Dienstag, 1. April 2014

Neuss Wie Cyber-Spione Unternehmen schaden

Verfassungsschutz-Präsident Hans-Georg Maaßen warnt Unternehmen vor Internet-Angriffen: Ausländische Geheimdienste und Konkurrenten seien auf der Jagd nach Betriebsgeheimnissen wie Forschungs- oder Kundendaten. Von Frank Kirschstein
 
Deutscher Erfindergeist ist weltweit gefragt – und das nicht nur bei zahlenden Kunden: Immer mehr ausländische Nachrichtendienste und Konkurrenten investieren lieber in Spionage als in legale Geschäftsbeziehungen. Bereits die Hälfte aller deutschen Unternehmen soll von Wirtschaftsspionage betroffen sein. Hans-Georg Maaßen, Präsident des Bundesamtes für Verfassungsschutz, verband den Hinweis auf das Ergebnis aktueller Studien gestern bei der Diskussionsveranstaltung "Klartext" in Neuss mit dem dringenden Rat, die "Kronjuwelen" in Unternehmen sicher zu verwahren.
Vor allem chinesische und russische Nachrichtendienste seien, so Maaßen, mit regelrechten "Einkaufslisten" unterwegs, um weltweit einzusammeln, was der eigenen Wirtschaft nützen könnte. Immer häufiger versuchten sich Angreifer über das Internet Zugang zu geheimen Daten zu verschaffen. "Großkonzerne sind in der Regel bereits auf Cyberangriffe vorbereitet. Kleinere und mittlere Unternehmen haben noch Nachholbedarf", sagte der Chef des Verfassungsschutzes vor über 300 Wirtschaftsvertretern, die einer Einladung der IHK Mittlerer Niederrhein, der Sparkasse Neuss und der Unternehmerschaft Niederrhein gefolgt waren. Die Affäre um den US-Abhördienst NSA und dessen ehemaligen Mitarbeiter Edward Snowden sei für viele Firmen ein Weckruf gewesen. Dennoch dürfte sich Spionageabwehr nicht allein auf Datennetze beschränken. "Menschliche Quellen spielen für Nachrichtendienste nach wie vor eine große Rolle", sagte Maaßen.
Millionen von Internet–Benutzerdaten gestohlen: Was tun?
Auch Edward Snowden, der das Abhören von Bundeskanzlerin Angela Merkel öffentlich machte, sei letztlich nur ein "klassischer Innentäter". Behörden wie Unternehmen drohe besonders großer Schaden, wenn eigene Mitarbeiter aus unterschiedlichsten Motiven Geheimnisse verraten. Nachrichtendienste würden gezielt nach Informanten suchen und mit Geld oder neuen Jobs locken. China sei auf diesem Gebiet besonders aktiv.

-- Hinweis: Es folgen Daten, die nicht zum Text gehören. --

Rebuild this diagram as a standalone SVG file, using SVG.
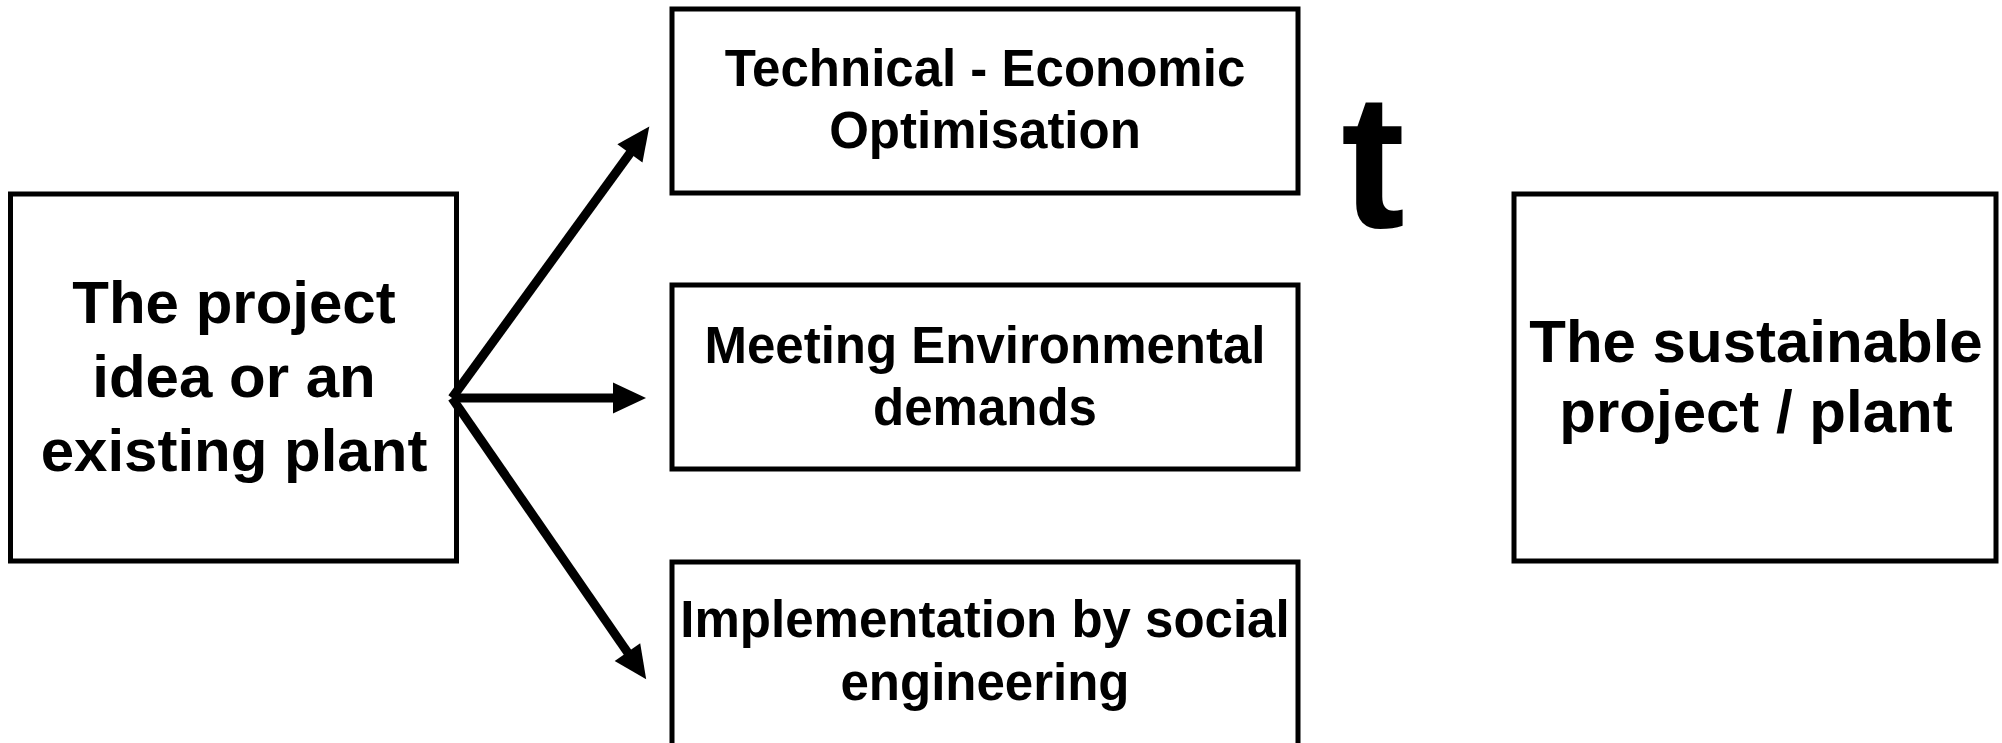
<svg xmlns="http://www.w3.org/2000/svg" width="2002" height="743" viewBox="0 0 2002 743">
  <style>
    .box { fill: #ffffff; stroke: #000000; stroke-width: 5; }
    .lbl { font-family: "Liberation Sans", Arial, sans-serif; font-weight: bold; fill: #000000; text-anchor: middle; }
    .big { font-size: 60px; }
    .mid { font-size: 51px; }
    .conn { stroke: #000000; stroke-width: 9; fill: none; }
  </style>
  <defs>
    <marker id="ah" markerUnits="userSpaceOnUse" markerWidth="33" markerHeight="31" viewBox="0 0 33 31" refX="1" refY="15.5" orient="auto" overflow="visible">
      <path d="M0,0 L33,15.5 L0,31 Z" fill="#000000"/>
    </marker>
  </defs>
  <rect width="2002" height="743" fill="#ffffff"/>

  <g id="node-start">
    <rect class="box" x="10.5" y="194" width="446" height="367"/>
    <text class="lbl big" x="234" y="323">The project</text>
    <text class="lbl big" x="234" y="397">idea or an</text>
    <text class="lbl big" x="234" y="471">existing plant</text>
  </g>

  <g id="node-tech">
    <rect class="box" x="672" y="9" width="626" height="184"/>
    <text class="lbl mid" x="985" y="86">Technical - Economic</text>
    <text class="lbl mid" x="985" y="148">Optimisation</text>
  </g>

  <g id="node-env">
    <rect class="box" x="672" y="285" width="626" height="184"/>
    <text class="lbl mid" x="985" y="363">Meeting Environmental</text>
    <text class="lbl mid" x="985" y="425">demands</text>
  </g>

  <g id="node-social">
    <rect class="box" x="672" y="562" width="626" height="184"/>
    <text class="lbl mid" x="985" y="637">Implementation by social</text>
    <text class="lbl mid" x="985" y="700">engineering</text>
  </g>

  <g id="node-t">
    <text x="1341" y="227" font-family="'Liberation Sans', Arial, sans-serif" font-weight="bold" font-size="192" fill="#000000">t</text>
  </g>

  <g id="node-result">
    <rect class="box" x="1514" y="194" width="482" height="367"/>
    <text class="lbl big" x="1756" y="362">The sustainable</text>
    <text class="lbl big" x="1756" y="432">project / plant</text>
  </g>

  <g id="connectors">
    <line class="conn" x1="452" y1="398" x2="630.5" y2="152.5" marker-end="url(#ah)"/>
    <line class="conn" x1="452" y1="398" x2="614" y2="398" marker-end="url(#ah)"/>
    <line class="conn" x1="452" y1="398" x2="628" y2="653" marker-end="url(#ah)"/>
  </g>
</svg>
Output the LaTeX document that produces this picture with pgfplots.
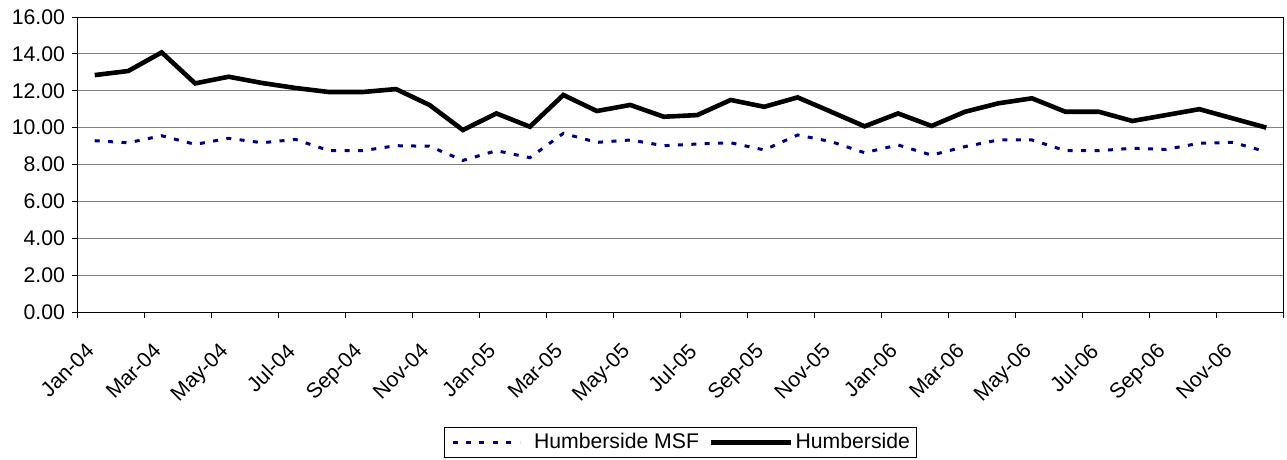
\documentclass[border=0pt]{standalone}
\usepackage{pgfplots}
\pgfplotsset{compat=1.18}
\usepackage{fontspec}
\setmainfont{Liberation Sans}
\definecolor{msfblue}{RGB}{0,0,128}
\definecolor{gridgray}{RGB}{128,128,128}
\pgfplotsset{
  legdash/.style={legend image code/.code={\draw[##1] (0bp,0bp) -- (33.5bp,0bp);}},
  legsolid/.style={legend image code/.code={\draw[##1] (0bp,0bp) -- (40bp,0bp);}},
}

\begin{document}
\begin{tikzpicture}
\path[use as bounding box] (-39bp,-74bp) rectangle (604.5bp,156bp);
\begin{axis}[
  at={(0,0)}, anchor=south west,
  scale only axis,
  width=602.5bp, height=147.5bp,
  xmin=-0.5, xmax=35.5,
  ymin=0, ymax=16,
  ytick={0,2,...,16},
  xtick={-0.5,1.5,...,35.5},
  xticklabels={},
  extra x ticks={0,2,...,34},
  extra x tick labels={Jan-04,Mar-04,May-04,Jul-04,Sep-04,Nov-04,Jan-05,Mar-05,May-05,Jul-05,Sep-05,Nov-05,Jan-06,Mar-06,May-06,Jul-06,Sep-06,Nov-06},
  % shifts act along the rotated label
  extra x tick style={major tick length=0pt, grid=none,
    xticklabel style={rotate=45, anchor=north east, xshift=-10.6bp, yshift=-3.5bp,
      font=\fontsize{10.6bp}{12bp}\selectfont}},
  tick align=outside,
  tick pos=left,
  major tick length=3bp,
  tick style={black, line width=0.5bp},
  axis line style={black, line width=0.5bp},
  ymajorgrids,
  grid style={gridgray, line width=0.5bp},
  ticklabel style={font=\fontsize{10.6bp}{12bp}\selectfont},
  /pgf/number format/assume math mode=true,
  yticklabel style={/pgf/number format/.cd, fixed, fixed zerofill, precision=2},
  legend columns=2,
  legend style={at={(0.5,-0.442)}, anchor=center, draw=black, line width=0.5bp,
    font=\fontsize{10.6bp}{12bp}\selectfont, inner xsep=3.5bp, inner ysep=2bp,
    nodes={inner xsep=0bp, inner ysep=1bp},
    /tikz/column 1/.style={column sep=6.5bp},
    /tikz/column 2/.style={column sep=5bp},
    /tikz/column 3/.style={column sep=1bp}},
]
% Humberside MSF
\addplot[msfblue, line width=1.5bp, dash pattern=on 2.5bp off 4.2bp, legdash] coordinates {
(0,9.29) (1,9.18) (2,9.56) (3,9.09) (4,9.42) (5,9.18) (6,9.36) (7,8.75) (8,8.75) (9,9.02) (10,8.99) (11,8.22)
(12,8.75) (13,8.37) (14,9.69) (15,9.20) (16,9.33) (17,9.02) (18,9.11) (19,9.18) (20,8.79) (21,9.60) (22,9.24) (23,8.64)
(24,9.06) (25,8.51) (26,8.97) (27,9.33) (28,9.33) (29,8.75) (30,8.75) (31,8.88) (32,8.82) (33,9.15) (34,9.20) (35,8.69)
};
\addlegendentry{Humberside MSF}
% Humberside
\addplot[black, line width=2.3bp, legsolid] coordinates {
(0,12.85) (1,13.07) (2,14.08) (3,12.40) (4,12.76) (5,12.42) (6,12.15) (7,11.93) (8,11.93) (9,12.09) (10,11.23) (11,9.87)
(12,10.77) (13,10.05) (14,11.77) (15,10.90) (16,11.23) (17,10.59) (18,10.68) (19,11.50) (20,11.13) (21,11.64) (22,10.86) (23,10.07)
(24,10.77) (25,10.09) (26,10.86) (27,11.32) (28,11.59) (29,10.86) (30,10.86) (31,10.36) (32,10.68) (33,11.00) (34,10.50) (35,10.00)
};
\addlegendentry{Humberside}
\end{axis}
\end{tikzpicture}
\end{document}
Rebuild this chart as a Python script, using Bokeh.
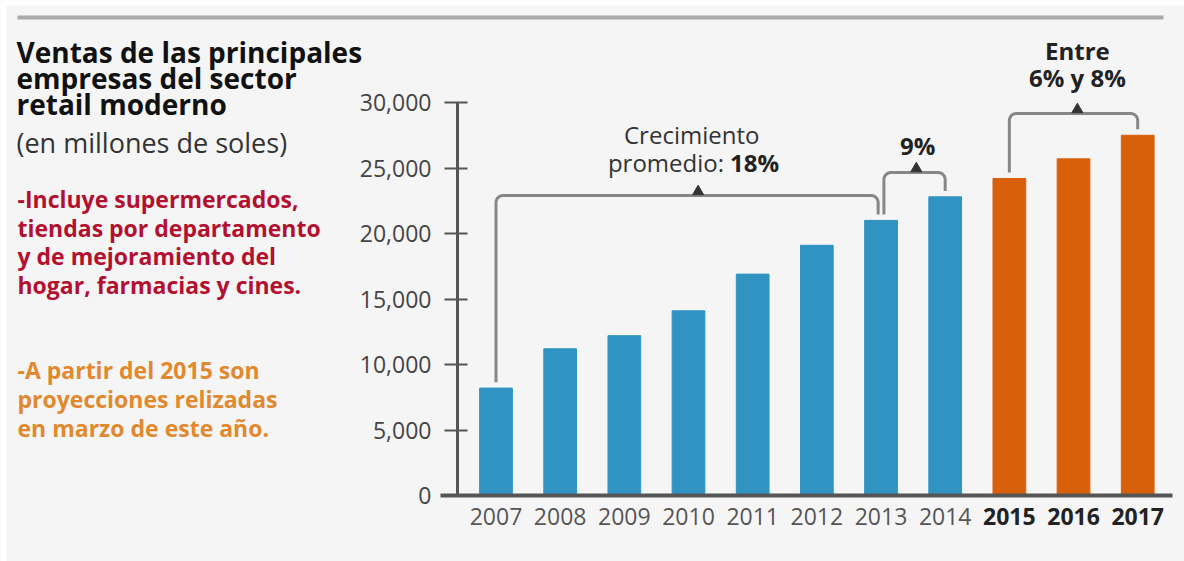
import numpy as np
from bokeh.plotting import figure
from bokeh.models import (Range1d, FixedTicker, Label, BoxAnnotation,
                          NumeralTickFormatter, ColumnDataSource)
from bokeh.embed import file_html
from bokeh.resources import INLINE

# ---------------- data ----------------
years = [2007, 2008, 2009, 2010, 2011, 2012, 2013, 2014, 2015, 2016, 2017]
sales = [8200, 11200, 12200, 14100, 16900, 19100, 21000, 22800, 24200, 25700, 27500]
first_projection = 2015
y_ticks = [0, 5000, 10000, 15000, 20000, 25000, 30000]

title_lines = ["Ventas de las principales", "empresas del sector", "retail moderno"]
subtitle = "(en millones de soles)"
note_red = ["-Incluye supermercados,", "tiendas por departamento",
            "y de mejoramiento del", "hogar, farmacias y cines."]
note_orange = ["-A partir del 2015 son", "proyecciones relizadas",
               "en marzo de este año."]

# ---------------- layout (canvas pixels) ----------------
W, H = 1184, 561
Y0_PX = 495            # canvas y of value 0
X2007_PX = 495.5       # canvas x of the 2007 bar centre
YAXIS_PX = 457         # canvas x of the value axis
XAXIS_L, XAXIS_R = 440, 1172
PX_PER_YEAR = 64.17
PX_PER_UNIT = 393 / 30000

def cx2d(px):
    return 2007 + (px - X2007_PX) / PX_PER_YEAR

def cy2d(py):
    return (Y0_PX - py) / PX_PER_UNIT

FONT = "Open Sans"
BG = "#f5f5f5"
BLUE = "#3193c2"
ORANGE = "#d8600a"
RED = "#b3102f"
ORANGE_TXT = "#e0892e"
GRAY_LINE = "#878787"

p = figure(width=W, height=H, x_range=Range1d(cx2d(0), cx2d(W)),
           y_range=Range1d(cy2d(H), cy2d(0)), output_backend="svg",
           toolbar_location=None, min_border=0, min_border_left=0,
           min_border_right=0, min_border_top=0, min_border_bottom=0)
p.background_fill_color = BG
p.border_fill_color = BG
p.outline_line_color = None
p.grid.visible = False

# white page margins
p.add_layout(BoxAnnotation(left=0, right=6, bottom=0, top=H, left_units="screen",
                           right_units="screen", top_units="screen", bottom_units="screen",
                           fill_color="white", fill_alpha=1, line_color=None))
p.add_layout(BoxAnnotation(left=0, right=W, bottom=H - 5, top=H, left_units="screen",
                           right_units="screen", top_units="screen", bottom_units="screen",
                           fill_color="white", fill_alpha=1, line_color=None))

# bars
colors = [ORANGE if y >= first_projection else BLUE for y in years]
src = ColumnDataSource(dict(x=years, top=sales, color=colors))
p.vbar(x="x", top="top", width=0.51, color="color", source=src)

# y axis
ya = p.yaxis[0]
ya.fixed_location = cx2d(YAXIS_PX)
ya.ticker = FixedTicker(ticks=y_ticks)
ya.formatter = NumeralTickFormatter(format="0,0")
ya.bounds = (0, 30000)
ya.axis_line_width = 3
ya.axis_line_color = "#555555"
ya.major_tick_line_color = "#555555"
ya.major_tick_line_width = 2
ya.major_tick_in = 10
ya.major_tick_out = 13
ya.minor_tick_line_color = None
ya.major_label_standoff = 13
ya.major_label_text_font = FONT
ya.major_label_text_font_size = "23px"
ya.major_label_text_color = "#444444"

# x axis
xa = p.xaxis[0]
xa.fixed_location = 0
xa.bounds = (cx2d(XAXIS_L), cx2d(XAXIS_R))
xa.ticker = FixedTicker(ticks=[y for y in years if y < first_projection])
xa.axis_line_width = 4
xa.axis_line_color = "#555555"
xa.major_tick_line_color = None
xa.minor_tick_line_color = None
xa.major_tick_in = 0
xa.major_tick_out = 0
xa.major_label_standoff = 12
xa.major_label_text_font = FONT
xa.major_label_text_font_size = "23px"
xa.major_label_text_color = "#555555"

for yr in years:
    if yr >= first_projection:
        p.add_layout(Label(x=yr, y=0, y_offset=-12, text=str(yr),
                           text_font=FONT, text_font_size="23px",
                           text_font_style="bold", text_color="#222222",
                           text_align="center", text_baseline="top"))

# ---------------- brackets ----------------
def val(yr):
    return sales[years.index(yr)]

GAP = 450
rx = 7 / PX_PER_YEAR
ry = 7 / PX_PER_UNIT

def bracket(x0, x1, ytop, yb0, yb1):
    t1 = np.linspace(np.pi, np.pi / 2, 8)
    t2 = np.linspace(np.pi / 2, 0, 8)
    xs = [x0] + list(x0 + rx + rx * np.cos(t1)) + list(x1 - rx + rx * np.cos(t2)) + [x1]
    ys = [yb0] + list(ytop - ry + ry * np.sin(t1)) + list(ytop - ry + ry * np.sin(t2)) + [yb1]
    return xs, ys

brackets = [
    (2007, 2013 - 0.045, 22900, val(2007) + GAP, val(2013) + GAP),
    (2013 + 0.045, 2014, 24650, val(2013) + GAP, val(2014) + GAP),
    (2015, 2017, 29160, val(2015) + GAP, val(2017) + GAP),
]
tri_x = [2010.15, 2013.55, 2016.06]
for (x0, x1, yt, b0, b1), tx in zip(brackets, tri_x):
    xs, ys = bracket(x0, x1, yt, b0, b1)
    p.line(xs, ys, line_color=GRAY_LINE, line_width=3)
    p.scatter([tx], [yt + 4 / PX_PER_UNIT], marker="triangle", size=11,
              color="#333333")

def dlabel(x, py, text, bold=False, size="24px", align="center", xoff=0,
           color="#222222"):
    p.add_layout(Label(x=x, y=cy2d(py), text=text, text_font=FONT,
                       text_font_size=size,
                       text_font_style="bold" if bold else "normal",
                       text_color=color, text_align=align,
                       text_baseline="middle", x_offset=xoff))

dlabel(2010.05, 134, "Crecimiento", color="#333333")
dlabel(2010.6, 162, "promedio:", align="right", xoff=-3, color="#333333")
dlabel(2010.6, 162, "18%", bold=True, align="left", xoff=3)
dlabel(2013.57, 145, "9%", bold=True)
dlabel(2016.06, 50, "Entre", bold=True)
dlabel(2016.06, 77, "6% y 8%", bold=True)

# ---------------- left texts (screen units, frame == canvas) ----------------
def slabel(px, py, text, size, color, bold=False):
    p.add_layout(Label(x=px, y=H - py, x_units="screen", y_units="screen",
                       text=text, text_font=FONT, text_font_size=size,
                       text_font_style="bold" if bold else "normal",
                       text_color=color, text_align="left",
                       text_baseline="alphabetic"))

for i, t in enumerate(title_lines):
    slabel(16, 51.5 + i * 26, t, "28px", "#111111", bold=True)
slabel(16, 141.5, subtitle, "27px", "#333333")
for i, t in enumerate(note_red):
    slabel(17, 198.5 + i * 28.7, t, "23px", RED, bold=True)
for i, t in enumerate(note_orange):
    slabel(17, 369.5 + i * 29, t, "23px", ORANGE_TXT, bold=True)

# top rule
p.add_layout(BoxAnnotation(left=17, right=1163, top=H - 15, bottom=H - 19,
                           left_units="screen", right_units="screen",
                           top_units="screen", bottom_units="screen",
                           fill_color="#aaaaaa", fill_alpha=1, line_color=None))

open("out.html", "w").write(file_html(p, INLINE))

Maaßen verweist auf das Beispiel eines deutschen Spezialisten für Windenergie: Ein nach einer Versetzung unzufriedener Mitarbeiter ließ sich bestechen und gab Software weiter. Wenig später tauchten Kopien in China auf und das deutsche Unternehmen war seine Kunden los – ein enormer wirtschaftlicher Schaden. Im Gespräch mit Michael Bröcker, Chefredakteur unserer Zeitung, gab Maaßen den Unternehmern Tipps, um Spionen das Leben schwer zu machen. Wer vertrauliche Daten – etwa Forschungsergebnisse – schützen wolle, komme um ein abgeschottetes, internes Datennetz ohne jede Verbindung zum Internet nicht herum. Zudem müsse Personal sehr sorgfältig ausgewählt werden. Und: "Auch ein Administrator muss nicht alles wissen und braucht keinen Zugang zu allen Daten."
Der Verfassungsschutz-Chef fordert die Firmen zu enger Zusammenarbeit auf. Nur wenn Angriffe durch Wirtschaftsspione gemeldet würden, habe sein Amt die Chance, effektive Abwehrmaßnahmen zu ergreifen. Anders als Polizei und Staatsanwaltschaft behandele das Bundesamt für Verfassungsschutz solche Informationen auf Wunsch vertraulich. Viele Unternehmen würden Spionageangriffe aus Sorge vor ungewollter Publicity verheimlichen. Auch der Gebrauch von abhörsicheren Handys oder Initiativen für ein deutsches Internet könnten gegen Cyberspione helfen – vorausgesetzt, es siege nicht doch wieder die Bequemlichkeit: "Wer Brisantes als E-Mail verschickt, schreibt es auf eine Postkarte."